[Avodah] Liberal vs Conservative Value System

Micha Berger via Avodah avodah at lists.aishdas.org
Tue Feb 7 19:38:29 PST 2017


On Thu, Feb 02, 2017 at 10:44:39AM +0200, Moshe Zeldman via Avodah wrote:
: Is anyone familiar with works that discuss Torah representing a liberal vs
: conservative value system (re social welfare, individual rights,
: affirmative action, diversity, social justice)?

No answers, just thoughts for others to work with / critique.

I often say that O Jews today are caught without a spot on the spectrum,
at least how the spectrum lines up in the US.

Liberalism has come to embrace post-modernism, in which there is really
no objective truth. (True post-modernists would say that even science
is a construct; I don't think the popularist version has gotten that far
outside liberal arts departments on campus.) Just his truth vs her truth,
my truth and your truth.

And when one lacks belief in objective values, there ends up
being one thing that gets treated as an objective value: maximizing
autonomy. Letting people find their own meaning and pursue their own
values. As long as that doesn't involve stepping on others' attempt to
do the same -- that wouldn't be maximizing.
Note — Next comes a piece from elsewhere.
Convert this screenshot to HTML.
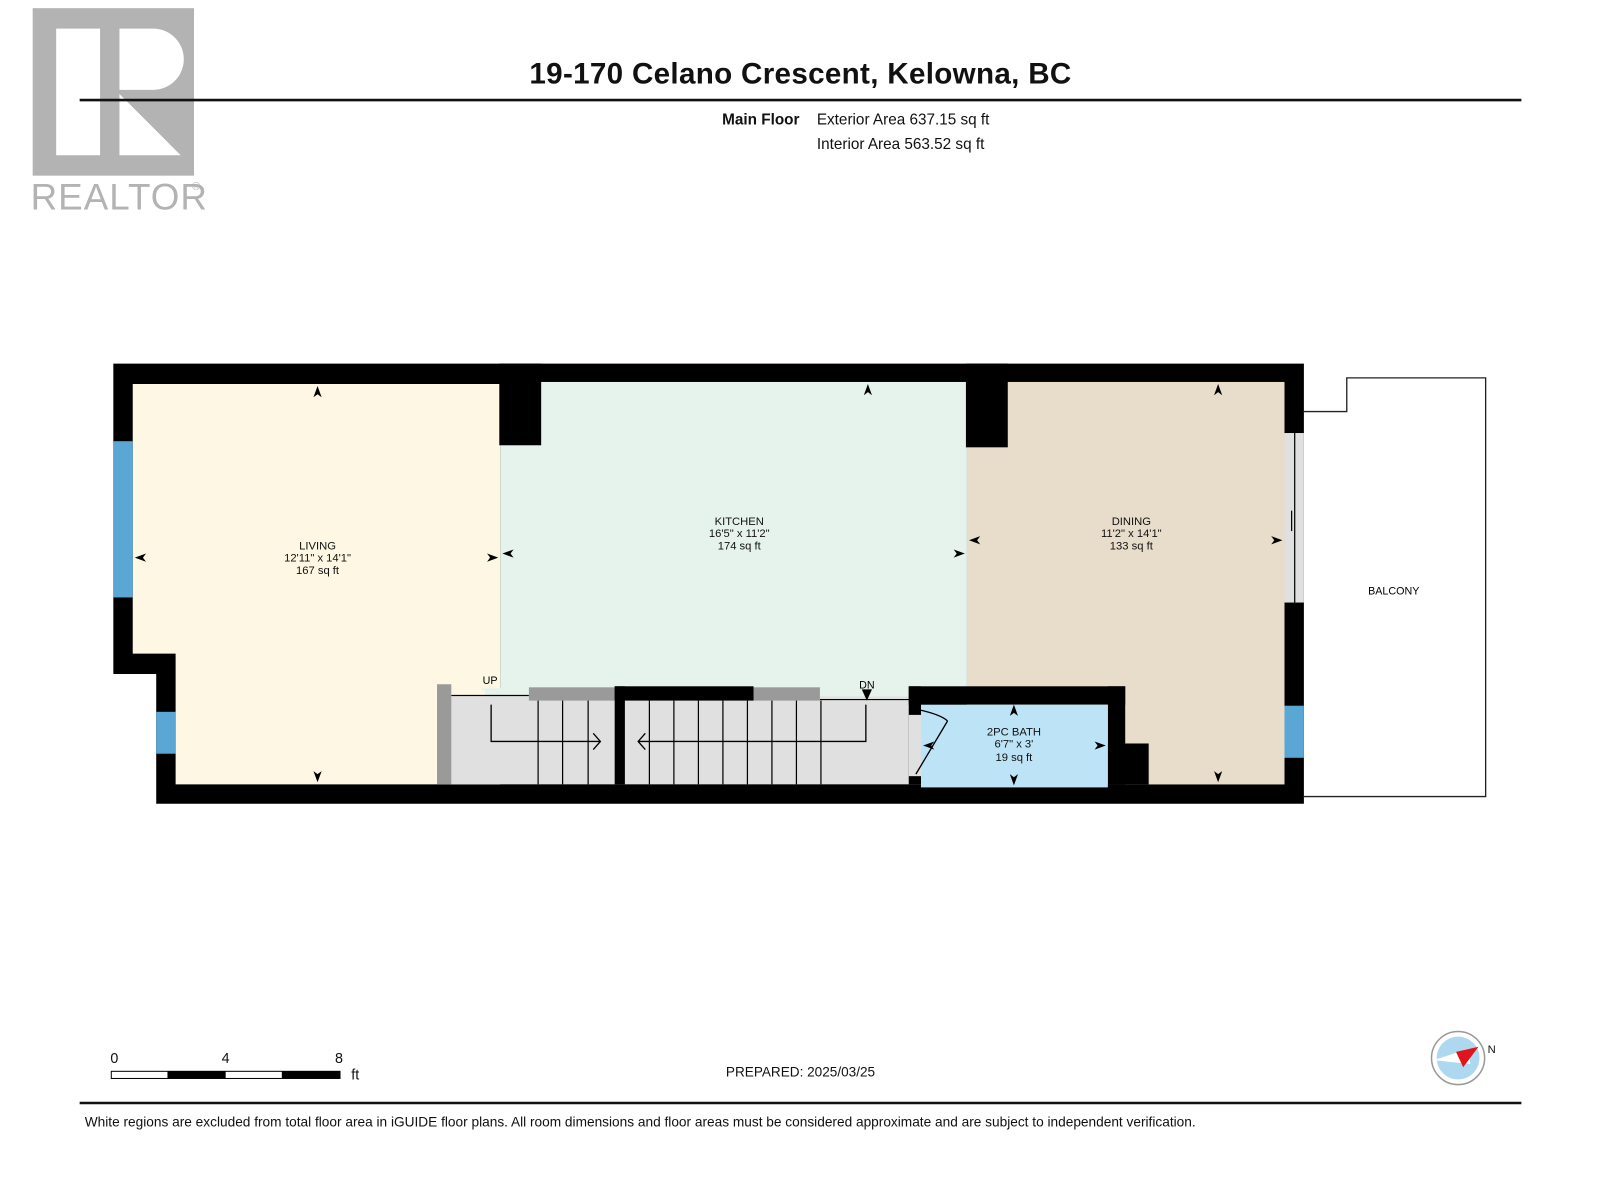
<!DOCTYPE html>
<html><head><meta charset="utf-8"><style>
html,body{margin:0;padding:0;background:#fff;width:1600px;height:1200px;overflow:hidden}
svg{display:block}
text{font-family:"Liberation Sans",Arial,sans-serif}
</style></head><body>
<svg width="1600" height="1200" viewBox="0 0 1567 1175" preserveAspectRatio="none" xmlns="http://www.w3.org/2000/svg">
<!-- logo -->
<rect x="32" y="8" width="158" height="164" fill="#b3b3b3"/>
<rect x="55" y="28" width="43" height="124" fill="#fff"/>
<path d="M117,28 H150 A30,30 0 0 1 150,88 H117 Z" fill="#fff"/>
<path d="M117,92 L177,152 H117 Z" fill="#fff"/>
<text x="30" y="205" font-size="36" fill="#b3b3b3" letter-spacing="1">REALTOR</text>
<text x="188" y="186" font-size="11" fill="#b3b3b3">®</text>
<!-- header -->
<text x="784" y="82" font-size="29" font-weight="bold" text-anchor="middle" fill="#111" letter-spacing="0.3">19-170 Celano Crescent, Kelowna, BC</text>
<line x1="78" y1="98" x2="1490" y2="98" stroke="#111" stroke-width="2.5"/>
<text x="783" y="122" font-size="15" font-weight="bold" text-anchor="end" fill="#111">Main Floor</text>
<text x="800" y="122" font-size="15" fill="#111">Exterior Area 637.15 sq ft</text>
<text x="800" y="146" font-size="15" fill="#111">Interior Area 563.52 sq ft</text>
<!-- balcony -->
<path d="M1277,403 H1319 V370 H1455 V780 H1277" fill="none" stroke="#222" stroke-width="1.3"/>
<text x="1365" y="582" font-size="10.5" text-anchor="middle">BALCONY</text>
<!-- walls base -->
<path d="M111,356 H1277 V787 H153 V660 H111 Z" fill="#000"/>
<!-- rooms -->
<path d="M130,376 H490 V768 H172 V640 H130 Z" fill="#fdf7e4"/>
<rect x="490" y="374" width="457" height="310" fill="#e6f3ec"/>
<rect x="947" y="374" width="311" height="394" fill="#e8dccb"/>
<rect x="1102" y="672" width="30" height="56" fill="#e8dccb"/>
<rect x="1125" y="728" width="133" height="40" fill="#e8dccb"/>
<!-- pillars -->
<rect x="489" y="356" width="41" height="80" fill="#000"/>
<rect x="946" y="356" width="41" height="82" fill="#000"/>
<!-- stairs -->
<rect x="430" y="681" width="472" height="87" fill="#e0e0e0"/>
<rect x="472" y="674" width="430" height="8" fill="#e6f3ec"/>
<rect x="430" y="676" width="45" height="6" fill="#fdf7e4"/>
<line x1="442" y1="681" x2="518" y2="681" stroke="#000" stroke-width="1.2"/>
<line x1="803" y1="685" x2="890" y2="685" stroke="#000" stroke-width="1.2"/>
<rect x="428" y="670" width="14" height="98" fill="#9a9a9a"/>
<rect x="518" y="673" width="84" height="13" fill="#9a9a9a"/>
<rect x="738" y="673" width="65" height="13" fill="#9a9a9a"/>
<rect x="602" y="672" width="136" height="14" fill="#000"/>
<rect x="602" y="672" width="10" height="96" fill="#000"/>
<g stroke="#000" stroke-width="1.2">
<line x1="527" y1="686" x2="527" y2="768"/><line x1="551" y1="686" x2="551" y2="768"/><line x1="576" y1="686" x2="576" y2="768"/>
<line x1="636" y1="686" x2="636" y2="768"/><line x1="660" y1="686" x2="660" y2="768"/><line x1="684" y1="686" x2="684" y2="768"/>
<line x1="708" y1="686" x2="708" y2="768"/><line x1="732" y1="686" x2="732" y2="768"/><line x1="756" y1="686" x2="756" y2="768"/>
<line x1="780" y1="686" x2="780" y2="768"/><line x1="804" y1="686" x2="804" y2="768"/>
</g>
<path d="M481,690 V726 H588 M581,718 L588,726 L581,734" fill="none" stroke="#000" stroke-width="1.3"/>
<path d="M848,690 V726 H625 M632,718 L625,726 L632,734" fill="none" stroke="#000" stroke-width="1.3"/>
<text x="480" y="670" font-size="10.5" text-anchor="middle">UP</text>
<text x="849" y="674" font-size="10.5" text-anchor="middle">DN</text>
<path d="M844,675 L849,686 L854,675 Z" fill="#000"/>
<!-- bath -->
<rect x="890" y="672" width="212" height="18" fill="#000"/>
<rect x="1085" y="672" width="17" height="96" fill="#000"/>
<rect x="1085" y="728" width="40" height="40" fill="#000"/>
<rect x="890" y="672" width="12" height="96" fill="#000"/>
<rect x="902" y="690" width="183" height="81" fill="#bde3f7"/>
<rect x="890" y="700" width="12" height="60" fill="#e0e0e0"/>
<path d="M897,758 L928,706 M900,695 Q922,700 928,706" fill="none" stroke="#000" stroke-width="1.3"/>
<!-- windows -->
<rect x="111" y="432" width="19" height="153" fill="#5aa7d6"/>
<rect x="153" y="697" width="19" height="41" fill="#5aa7d6"/>
<rect x="1258" y="691" width="19" height="51" fill="#5aa7d6"/>
<rect x="1258" y="424" width="19" height="166" fill="#e0e0e0"/>
<line x1="1268" y1="424" x2="1268" y2="590" stroke="#000" stroke-width="1.2"/>
<line x1="1265" y1="500" x2="1265" y2="520" stroke="#000" stroke-width="1.2"/>
<!-- dim arrows -->
<g fill="#000">
<path d="M311,378 l-4,11 l4,-3 l4,3z"/><path d="M311,766 l-4,-11 l4,3 l4,-3z"/>
<path d="M132,546 l11,-4 l-3,4 l3,4z"/><path d="M488,546 l-11,-4 l3,4 l-3,4z"/>
<path d="M492,542 l11,-4 l-3,4 l3,4z"/><path d="M945,542 l-11,-4 l3,4 l-3,4z"/>
<path d="M850,376 l-4,11 l4,-3 l4,3z"/>
<path d="M949,529 l11,-4 l-3,4 l3,4z"/><path d="M1256,529 l-11,-4 l3,4 l-3,4z"/>
<path d="M1193,376 l-4,11 l4,-3 l4,3z"/><path d="M1193,766 l-4,-11 l4,3 l4,-3z"/>
<path d="M993,690 l-4,11 l4,-3 l4,3z"/><path d="M993,769 l-4,-11 l4,3 l4,-3z"/>
<path d="M1083,730 l-11,-4 l3,4 l-3,4z"/><path d="M904,730 l11,-4 l-3,4 l3,4z"/>
</g>
<g font-size="11" text-anchor="middle" fill="#111">
<text x="311" y="538">LIVING</text><text x="311" y="550">12'11" x 14'1"</text><text x="311" y="562">167 sq ft</text>
<text x="724" y="514">KITCHEN</text><text x="724" y="526">16'5" x 11'2"</text><text x="724" y="538">174 sq ft</text>
<text x="1108" y="514">DINING</text><text x="1108" y="526">11'2" x 14'1"</text><text x="1108" y="538">133 sq ft</text>
<text x="993" y="720">2PC BATH</text><text x="993" y="732">6'7" x 3'</text><text x="993" y="745">19 sq ft</text>
</g>
<!-- scale bar -->
<g font-size="14" fill="#111">
<text x="112" y="1041" text-anchor="middle">0</text><text x="221" y="1041" text-anchor="middle">4</text><text x="332" y="1041" text-anchor="middle">8</text><text x="344" y="1057">ft</text>
</g>
<rect x="109" y="1049" width="224" height="7" fill="#fff" stroke="#000" stroke-width="1"/>
<rect x="164" y="1049" width="57" height="7" fill="#000"/>
<rect x="276" y="1049" width="57" height="7" fill="#000"/>
<text x="784" y="1054" font-size="13.3" text-anchor="middle" fill="#111">PREPARED: 2025/03/25</text>
<!-- compass -->
<circle cx="1428" cy="1036" r="26" fill="#fff" stroke="#999" stroke-width="1.5"/>
<circle cx="1428" cy="1036" r="21" fill="#aed8f0"/>
<path d="M1438,1027 L1404,1038 L1440,1042 Z" fill="#fff"/>
<path d="M1426,1030 L1448,1025 L1433,1045 Z" fill="#e0141c"/>
<text x="1457" y="1031" font-size="11" fill="#111">N</text>
<!-- footer -->
<line x1="78" y1="1080" x2="1490" y2="1080" stroke="#111" stroke-width="2.5"/>
<text x="83" y="1103" font-size="13.4" fill="#111">White regions are excluded from total floor area in iGUIDE floor plans. All room dimensions and floor areas must be considered approximate and are subject to independent verification.</text>
</svg>
</body></html>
Meanwhile, the western conservative is drawing from Xian values. (Assuming
one is willing to include the Prosperity Gospel in that umbrella.) They
have objective values, but there isn't really a Judeo-Xian ethic, no
shared belief in what those values look like. We don't even frame them
in the same terms -- can a religious Xian relate to the very idea of a
religious law? That such details can make or break the appropriateness
of an action?


As for social welfare, what speaks of social justice more than using
the shoresh /tz-d-q/ (tzedeq tzedeq tirdof) for tzedaqah?

As for individual rights... Kol Yisrael areivim zeh bazeh stands in
distinct opposition to "live and let live". Halakhah demands heteronomy
for most of us -- we defer to posqim.

We're just not in any one place on an axis made for a different culture.

I canot think of any mention in halakhah about conscious attempts to
balance the workforce with diversity initiatives and affirmative action.
There is fostering of diversity in a set-up that tried (until Sancheirev)
to insure there be 12 distinct ways of being Jewish. But aniyei irekha
qodmin would mean your family, sheivet, or friends and neighbors are
supposed to get first attention -- not fostering diversity.

Choshein Mishpat does not have the same notion of worker's rights as
liberals or unions. And that's just one example where "social justice"
can't have the same meaning. I would take it for granted that Yahadus
teaches social justice and even teaches us to be the world's exemplars
of social justice. See RSRH's take on what it means to be a mamlekhes
kohanim. But that doesn't line up with everything non-O Jews might term
"tikun olam".

Tir'u baTov!
-Micha

-- 
Micha Berger             Education is not the filling of a bucket,
micha at aishdas.org        but the lighting of a fire.